How immigration laws could change under a Donald Trump presidency

How immigration laws could change under a Donald Trump presidency

Donald Trump made a lot of promises on the campaign trail, some to many of which may prove hollow. It's impossible at present to tell. But hazy as our national outlook is, one conclusion seems inescapable: Undocumented immigrants have cause for urgent concern. 

"This election is our last chance to secure the border, stop illegal immigration and reform our laws to make your life better," the president-elect said at a Phoenix rally in late August, CNN reported. Undocumented immigrants, he said, would receive "no amnesty." 

Since his election, that rhetoric has softened somewhat, as Trump faces the reality of his new job. Even as Trump vacillates, though, he's appointing a transition team that's openly hostile to immigration and immigrants. Here's what we can expect of immigration law in Trump's America:

Building a wall that will partly be a fence

In a 60 Minutes interview aired Sunday, Trump explained the hypothetical Mexico-built and -funded border wall that's been a cornerstone of his campaign. Having realized, perhaps, the difficulty in building a 30-to-65-foot-tall and nearly 2,000-mile-long wall would be commensurate to its hulking scale, Trump admitted fencing would be a more realistic option for stretches of the border. 

"But certain areas, a wall is more appropriate," Trump said. "I'm very good at this, it's called construction."

"It could be some fencing," he continued.

Lengths of fencing already exist along the United States' border with Mexico, but finishing the "wall" has long been a "legal and logistical nightmare," in the Associated Press' words, and also prohibitively expensive. Trump has vowed to finish it, so we'll have to wait and see what that actually means.

Deporting those "bad hombres"

After breaking the news about the wall during his 60 Minutes interview, Trump clarified he would still be deporting and/or incarcerating 2 to 3 million undocumented immigrants. These will be people who "have criminal records," he explained.

It's a shift from his previous declaration that he'd be deporting all undocumented immigrants — roughly 11 million people — and it came coupled with his statement that the "terrific people" in that camp would receive determinations on their status only after the border was secured. 

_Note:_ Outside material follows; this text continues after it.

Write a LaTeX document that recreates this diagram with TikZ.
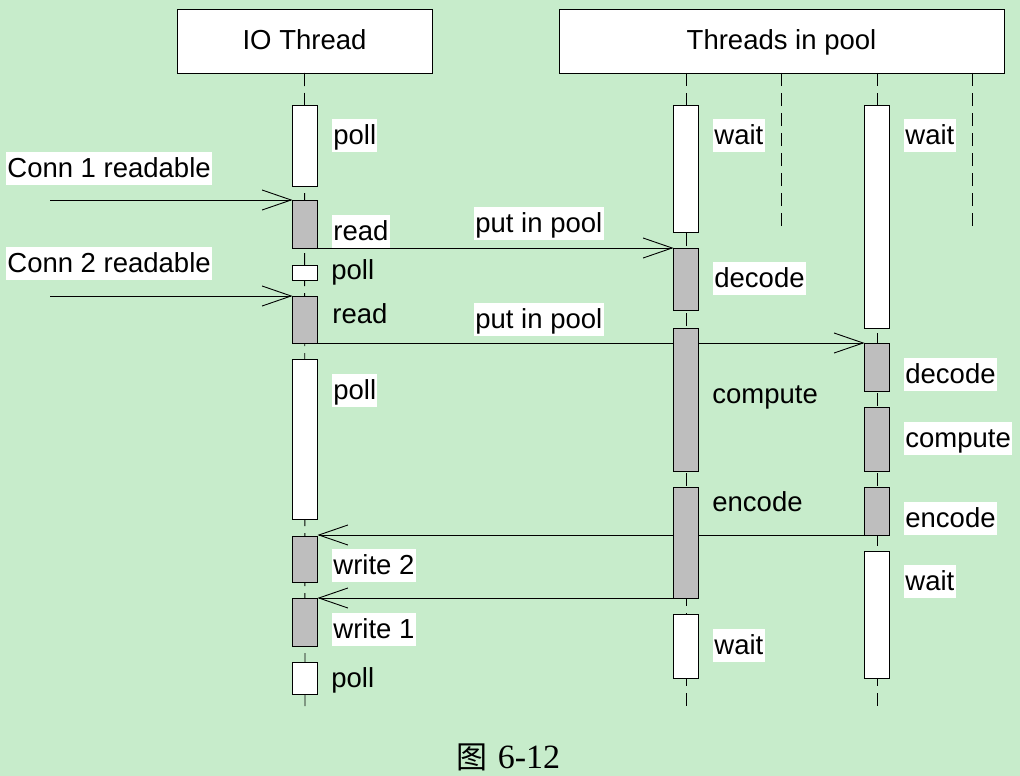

Speaker of the House Paul Ryan doubled down on Trump's backtracking. "We are not planning on erecting a deportation force," Ryan told CNN on Sunday. "Donald Trump's not planning on that."

Turning away Muslims and refugees

President Barack Obama had plans to increase the number of refugees the U.S. will accept to 110,000 in fiscal year 2017. It's reasonable to assume Trump won't be doing that. As USA Today reported, the president is not required to take in any refugees at all, and can decide who gets to come in and who does not. 

The president-elect has been clear that he would like to institute "a total and complete shutdown" on Muslims seeking entry to the U.S. He has since walked back the proposed moratorium, instead floating the idea of "extreme vetting," which would discount anyone fleeing a country with a history of terrorism. 

All refugees are subject to thorough background checks, and additional scrutiny is applied to those coming from Syria. But it doesn't matter if the framework is already in place to vet refugees — if Trump wants to ban them, if he wants to ban Muslims, the truth is he can

Remove protections for immigrants already in the U.S.

With his executive actions on Deferred Action for Childhood Arrivals and Deferred Action for Parents of Americans and Lawful Permanent Residents programs, Obama protected the status of hundreds of thousands of immigrants, allowing them to live and work temporarily in the U.S. DACA, for example, shields from deportation about 800,000 people who came to the country as children, according to the New York Times.

Unfortunately, these protections are far from secure: Former Homeland Security Secretary Janet Napolitano implemented DACA in a 2012 policy memo, while DAPA came from a 2014 Homeland Security memo. Trump could simply cancel the extensions on his first day in office. Indeed, the immigration platform detailed on Trump's site vows his administration will "immediately terminate President Obama's two illegal executive amnesties."  

More immigration officials and ICE agents

Trump's immigration page also mentions plans to "triple the number of ICE agents" — Immigration and Customs Enforcement. According to USA Today, he would need an OK from Congress to hire more Border Patrol and ICE agents, but would not need to divert any extra funds to adjust the assignments of immigration officials already on the government's payroll. 

As Vox pointed out, George W. Bush used 287 (g) agreements to mobilize police to uphold federal immigration laws on a local level, authorizing them to arrest people they suspected, often on the basis of appearance, to be undocumented. Such policies ended in rampant racial profiling. Since Trump has appointed to his transition team an avid proponent of this policy — Kansas Secretary of State Kris Kobach — we can expect local law enforcement will once again be vested with policing immigration policy. 

We can probably also expect the return of workplace raids, wherein ICE officials arrested and deported undocumented workers en masse during the more recent Bush administration, according to Vox

These are really just a handful of possibilities for Trump's immigration policies — the only consistent thing about the president-elect is that he waffles and reverses on nearly every statement he makes.